(begin)
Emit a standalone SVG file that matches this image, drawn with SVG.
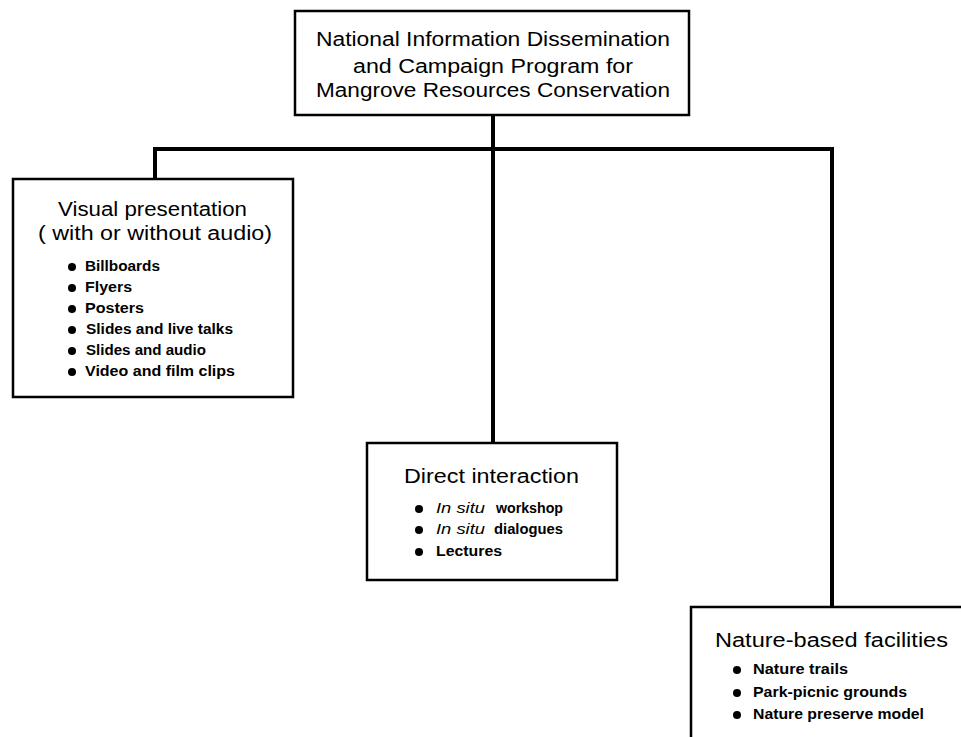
<svg xmlns="http://www.w3.org/2000/svg" width="961" height="737" viewBox="0 0 961 737">
  <style>
    .box { fill: #ffffff; stroke: #000000; stroke-width: 2.5; }
    .wire { fill: none; stroke: #000000; stroke-width: 4; stroke-linecap: square; }
    text { font-family: "Liberation Sans", Arial, sans-serif; fill: #000000; }
    .title { font-size: 20px; text-anchor: middle; }
    .head { font-size: 20px; }
    .item { font-size: 14px; font-weight: bold; }
    .it { font-style: italic; font-weight: normal; }
    .dot { fill: #000000; }
  </style>
  <rect width="961" height="737" fill="#ffffff"/>

  <!-- connectors: trunk from the program box, bus, and drops to each branch -->
  <g id="connectors">
    <path class="wire" d="M493,115 V443"/>
    <path class="wire" d="M155,179 V149 H832 V607"/>
  </g>

  <!-- program box -->
  <g id="program">
    <rect class="box" x="295" y="11" width="394" height="104"/>
    <text class="title" x="493" y="46" textLength="354" lengthAdjust="spacingAndGlyphs">National Information Dissemination</text>
    <text class="title" x="493" y="73" textLength="280" lengthAdjust="spacingAndGlyphs">and Campaign Program for</text>
    <text class="title" x="493" y="97" textLength="354" lengthAdjust="spacingAndGlyphs">Mangrove Resources Conservation</text>
  </g>

  <!-- visual presentation branch -->
  <g id="visual">
    <rect class="box" x="13" y="179" width="280" height="218"/>
    <text class="head" x="58" y="216" textLength="189" lengthAdjust="spacingAndGlyphs">Visual presentation</text>
    <text class="head" x="38" y="240" textLength="234" lengthAdjust="spacingAndGlyphs">( with or without audio)</text>
    <circle class="dot" cx="72" cy="267" r="4"/>
    <circle class="dot" cx="72" cy="288" r="4"/>
    <circle class="dot" cx="72" cy="309" r="4"/>
    <circle class="dot" cx="72" cy="330" r="4"/>
    <circle class="dot" cx="72" cy="351" r="4"/>
    <circle class="dot" cx="72" cy="372" r="4"/>
    <text class="item" x="85" y="271" textLength="75" lengthAdjust="spacingAndGlyphs">Billboards</text>
    <text class="item" x="85" y="292" textLength="47" lengthAdjust="spacingAndGlyphs">Flyers</text>
    <text class="item" x="85" y="313" textLength="59" lengthAdjust="spacingAndGlyphs">Posters</text>
    <text class="item" x="86" y="334" textLength="147" lengthAdjust="spacingAndGlyphs">Slides and live talks</text>
    <text class="item" x="86" y="355" textLength="120" lengthAdjust="spacingAndGlyphs">Slides and audio</text>
    <text class="item" x="85" y="376" textLength="150" lengthAdjust="spacingAndGlyphs">Video and film clips</text>
  </g>

  <!-- direct interaction branch -->
  <g id="direct">
    <rect class="box" x="367" y="443" width="250" height="137"/>
    <text class="head" x="404" y="483" textLength="175" lengthAdjust="spacingAndGlyphs">Direct interaction</text>
    <circle class="dot" cx="419" cy="509" r="4"/>
    <circle class="dot" cx="419" cy="530" r="4"/>
    <circle class="dot" cx="419" cy="552" r="4"/>
    <text class="item it" x="436" y="513" textLength="49" lengthAdjust="spacingAndGlyphs">In situ</text>
    <text class="item" x="496" y="513" textLength="67" lengthAdjust="spacingAndGlyphs">workshop</text>
    <text class="item it" x="436" y="534" textLength="49" lengthAdjust="spacingAndGlyphs">In situ</text>
    <text class="item" x="494" y="534" textLength="69" lengthAdjust="spacingAndGlyphs">dialogues</text>
    <text class="item" x="436" y="556" textLength="66" lengthAdjust="spacingAndGlyphs">Lectures</text>
  </g>

  <!-- nature-based facilities branch (runs off the right and bottom edges) -->
  <g id="nature">
    <rect class="box" x="691" y="607" width="290" height="150"/>
    <text class="head" x="715" y="647" textLength="233" lengthAdjust="spacingAndGlyphs">Nature-based facilities</text>
    <circle class="dot" cx="737" cy="670" r="4"/>
    <circle class="dot" cx="737" cy="693" r="4"/>
    <circle class="dot" cx="737" cy="715" r="4"/>
    <text class="item" x="753" y="674" textLength="95" lengthAdjust="spacingAndGlyphs">Nature trails</text>
    <text class="item" x="753" y="697" textLength="154" lengthAdjust="spacingAndGlyphs">Park-picnic grounds</text>
    <text class="item" x="753" y="719" textLength="171" lengthAdjust="spacingAndGlyphs">Nature preserve model</text>
  </g>
</svg>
(end)
# [Exercise aim]
Copy out the data above exactly, except the pictures.

# [Problem solution]
Emit a standalone SVG file that matches this image, drawn with SVG.
<svg xmlns="http://www.w3.org/2000/svg" width="961" height="737" viewBox="0 0 961 737">
  <style>
    .box { fill: #ffffff; stroke: #000000; stroke-width: 2.5; }
    .wire { fill: none; stroke: #000000; stroke-width: 4; stroke-linecap: square; }
    text { font-family: "Liberation Sans", Arial, sans-serif; fill: #000000; }
    .title { font-size: 20px; text-anchor: middle; }
    .head { font-size: 20px; }
    .item { font-size: 14px; font-weight: bold; }
    .it { font-style: italic; font-weight: normal; }
    .dot { fill: #000000; }
  </style>
  <rect width="961" height="737" fill="#ffffff"/>

  <!-- connectors: trunk from the program box, bus, and drops to each branch -->
  <g id="connectors">
    <path class="wire" d="M493,115 V443"/>
    <path class="wire" d="M155,179 V149 H832 V607"/>
  </g>

  <!-- program box -->
  <g id="program">
    <rect class="box" x="295" y="11" width="394" height="104"/>
    <text class="title" x="493" y="46" textLength="354" lengthAdjust="spacingAndGlyphs">National Information Dissemination</text>
    <text class="title" x="493" y="73" textLength="280" lengthAdjust="spacingAndGlyphs">and Campaign Program for</text>
    <text class="title" x="493" y="97" textLength="354" lengthAdjust="spacingAndGlyphs">Mangrove Resources Conservation</text>
  </g>

  <!-- visual presentation branch -->
  <g id="visual">
    <rect class="box" x="13" y="179" width="280" height="218"/>
    <text class="head" x="58" y="216" textLength="189" lengthAdjust="spacingAndGlyphs">Visual presentation</text>
    <text class="head" x="38" y="240" textLength="234" lengthAdjust="spacingAndGlyphs">( with or without audio)</text>
    <circle class="dot" cx="72" cy="267" r="4"/>
    <circle class="dot" cx="72" cy="288" r="4"/>
    <circle class="dot" cx="72" cy="309" r="4"/>
    <circle class="dot" cx="72" cy="330" r="4"/>
    <circle class="dot" cx="72" cy="351" r="4"/>
    <circle class="dot" cx="72" cy="372" r="4"/>
    <text class="item" x="85" y="271" textLength="75" lengthAdjust="spacingAndGlyphs">Billboards</text>
    <text class="item" x="85" y="292" textLength="47" lengthAdjust="spacingAndGlyphs">Flyers</text>
    <text class="item" x="85" y="313" textLength="59" lengthAdjust="spacingAndGlyphs">Posters</text>
    <text class="item" x="86" y="334" textLength="147" lengthAdjust="spacingAndGlyphs">Slides and live talks</text>
    <text class="item" x="86" y="355" textLength="120" lengthAdjust="spacingAndGlyphs">Slides and audio</text>
    <text class="item" x="85" y="376" textLength="150" lengthAdjust="spacingAndGlyphs">Video and film clips</text>
  </g>

  <!-- direct interaction branch -->
  <g id="direct">
    <rect class="box" x="367" y="443" width="250" height="137"/>
    <text class="head" x="404" y="483" textLength="175" lengthAdjust="spacingAndGlyphs">Direct interaction</text>
    <circle class="dot" cx="419" cy="509" r="4"/>
    <circle class="dot" cx="419" cy="530" r="4"/>
    <circle class="dot" cx="419" cy="552" r="4"/>
    <text class="item it" x="436" y="513" textLength="49" lengthAdjust="spacingAndGlyphs">In situ</text>
    <text class="item" x="496" y="513" textLength="67" lengthAdjust="spacingAndGlyphs">workshop</text>
    <text class="item it" x="436" y="534" textLength="49" lengthAdjust="spacingAndGlyphs">In situ</text>
    <text class="item" x="494" y="534" textLength="69" lengthAdjust="spacingAndGlyphs">dialogues</text>
    <text class="item" x="436" y="556" textLength="66" lengthAdjust="spacingAndGlyphs">Lectures</text>
  </g>

  <!-- nature-based facilities branch (runs off the right and bottom edges) -->
  <g id="nature">
    <rect class="box" x="691" y="607" width="290" height="150"/>
    <text class="head" x="715" y="647" textLength="233" lengthAdjust="spacingAndGlyphs">Nature-based facilities</text>
    <circle class="dot" cx="737" cy="670" r="4"/>
    <circle class="dot" cx="737" cy="693" r="4"/>
    <circle class="dot" cx="737" cy="715" r="4"/>
    <text class="item" x="753" y="674" textLength="95" lengthAdjust="spacingAndGlyphs">Nature trails</text>
    <text class="item" x="753" y="697" textLength="154" lengthAdjust="spacingAndGlyphs">Park-picnic grounds</text>
    <text class="item" x="753" y="719" textLength="171" lengthAdjust="spacingAndGlyphs">Nature preserve model</text>
  </g>
</svg>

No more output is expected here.